DBS: Where to boldly go for income in a zero- and negative-yield world

A Shell petrol station in Singapore’s Tanjong Katong area; taken October 2018.A Shell petrol station in Singapore’s Tanjong Katong area; taken October 2018.

With more of the world’s bonds heading into negative-yielding territory, DBS Bank Chief Investment Officer Hou Wey Fook said Thursday he’s making a “bold call” on where to look for income: European oil majors.

“No one likes Europe or oil and energy these days. But we think European oil majors are an interesting sector, an interesting theme for a dividend-yielding play,” Hou said in a media briefing. “We think the 6 percent dividend yield is sustainable.”

To be sure, Hou pointed to the likelihood oil prices would continue to face downward pressure.

“Oil prices have this huge structural headwind coming from the use of alternatives, alternative energy, the rising ESG sustainability agenda and sharing economy. Why own a car when you can share? There are huge headwinds on oil prices,” he said.

Crude oil prices have plummeted from over US$100 a barrel in 2004 to levels under US$30 in 2015, and NYMEX WTI has been stuck in an around US$45 to US$73 band for the past year.

But Hou said that’s meant the oil companies curtailed their capital expenditure, resulting in higher free cash flow.

He recommended buying European oil super majors with both upstream and downstream businesses to obtain a hedge, with upstream performing better when oil prices rise, while downstream perks up when oil prices fall.

In its fourth quarter CIO report, DBS recommended Royal Dutch Shell, BP and Total, with dividend yields for this year ranging from 5.7 percent to 6.7 percent.

Hou also pointed to other ways to lock in income.

For one, he pointed to AT1s, hybrid securities situated between secured debt and equity, with many issued by European banks; he estimated higher-rated ones would return around 4.5 percent to 5 percent ahead.

DBS is also sticking with its long-running call to buy Singapore REITs.

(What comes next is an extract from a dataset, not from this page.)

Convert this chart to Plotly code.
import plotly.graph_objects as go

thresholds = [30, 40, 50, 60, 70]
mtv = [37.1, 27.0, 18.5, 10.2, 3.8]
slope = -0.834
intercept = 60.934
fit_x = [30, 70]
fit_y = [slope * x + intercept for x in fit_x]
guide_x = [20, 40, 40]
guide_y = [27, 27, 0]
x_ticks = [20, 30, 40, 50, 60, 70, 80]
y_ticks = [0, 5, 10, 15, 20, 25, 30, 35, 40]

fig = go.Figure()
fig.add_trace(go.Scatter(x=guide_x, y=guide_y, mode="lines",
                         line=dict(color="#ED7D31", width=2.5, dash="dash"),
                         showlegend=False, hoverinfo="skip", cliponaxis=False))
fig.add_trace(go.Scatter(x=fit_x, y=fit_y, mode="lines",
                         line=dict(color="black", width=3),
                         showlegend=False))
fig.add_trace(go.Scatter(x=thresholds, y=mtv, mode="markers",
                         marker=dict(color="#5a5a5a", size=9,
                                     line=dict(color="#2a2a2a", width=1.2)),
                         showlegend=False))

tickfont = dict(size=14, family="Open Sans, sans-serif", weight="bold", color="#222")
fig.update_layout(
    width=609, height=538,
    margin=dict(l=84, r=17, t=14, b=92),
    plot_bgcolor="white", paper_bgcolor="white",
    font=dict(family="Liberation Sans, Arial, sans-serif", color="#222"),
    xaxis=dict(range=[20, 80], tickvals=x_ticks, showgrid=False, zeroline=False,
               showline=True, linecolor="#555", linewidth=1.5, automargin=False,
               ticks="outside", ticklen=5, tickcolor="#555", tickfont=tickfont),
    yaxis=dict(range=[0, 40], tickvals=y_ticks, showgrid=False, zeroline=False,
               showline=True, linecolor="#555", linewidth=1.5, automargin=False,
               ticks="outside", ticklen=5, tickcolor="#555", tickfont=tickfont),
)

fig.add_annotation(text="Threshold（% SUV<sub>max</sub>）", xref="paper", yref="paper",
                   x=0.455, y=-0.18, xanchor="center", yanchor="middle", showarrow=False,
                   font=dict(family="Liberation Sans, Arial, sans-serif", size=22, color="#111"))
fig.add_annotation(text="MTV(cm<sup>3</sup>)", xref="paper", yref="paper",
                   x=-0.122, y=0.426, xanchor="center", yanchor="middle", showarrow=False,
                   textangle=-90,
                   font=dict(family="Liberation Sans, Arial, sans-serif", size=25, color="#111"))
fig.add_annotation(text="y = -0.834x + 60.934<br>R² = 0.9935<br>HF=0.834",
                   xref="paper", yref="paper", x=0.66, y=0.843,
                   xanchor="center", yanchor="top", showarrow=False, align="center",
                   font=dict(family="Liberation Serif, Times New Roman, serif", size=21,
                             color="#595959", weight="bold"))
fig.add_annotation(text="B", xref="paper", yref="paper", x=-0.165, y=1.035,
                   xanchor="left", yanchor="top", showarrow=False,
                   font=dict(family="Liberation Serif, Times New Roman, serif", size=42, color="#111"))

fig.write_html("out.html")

Hou noted they are no longer cheap, but added they still can generate yields of around 4.5 percent to 5 percent.

The bank is, however, selective on which Singapore REITs look interesting.

Joanne Goh, senior equity strategist at the bank, said she liked Singapore’s industrial REITs, due in part to the rise of e-commerce and to companies diversifiying out of China amid the U.S. trade war.

Among DBS’ Singapore REIT picks in its report are Ascendas REIT, with a 5.2 percent dividend yield for this year, Frasers Logistics & Industrial Trust, with a 5.6 percent dividend yield, and Mapletree Industrial Trust, with a 5.4 percent dividend yield.

In line with its thematic plays on Asian tourism, it also tipped Ascott Residence Trust and CDL Hospitality Trusts, while in retail, it likes CapitaLand Mall Trust.

In general, Hou said government bonds aren’t real “investible,” with most developed markets either negative-yielding, or like the U.S., Canada and Australia, low-yielding.

Around US$17 trillion of investment grade bonds have negative yields as of September, or around 30 percent of all investment-grade securities, Bloomberg reported.

But Hou added, China and Singapore government bonds can allow investors to gain some income.

The Singapore 10-year government bond was yielding around 1.73 percent on Wednesday, while China’s 10-year government bond yield was around 3.16 percent Thursday.

Among bonds, Hou said DBS also likes the BB and BBB rating buckets as a “sweet spot,” offering 3 percent to 4.3 percent yield. He said that was “high enough” given the difficulty of finding positive yields in the bond markets.

Hou added that DBS was sticking with another of its long-running calls: Buying China bank shares. With the stocks trading at price-to-book trough valuations, investors are “paid to wait” for a recovery by their high dividend yields, Hou said.

DBS has tipped the Hong Kong-listed shares of China Construction Bank, with a 5.7 percent dividend yield this year, and ICBC, with a 5.4 percent dividend yield.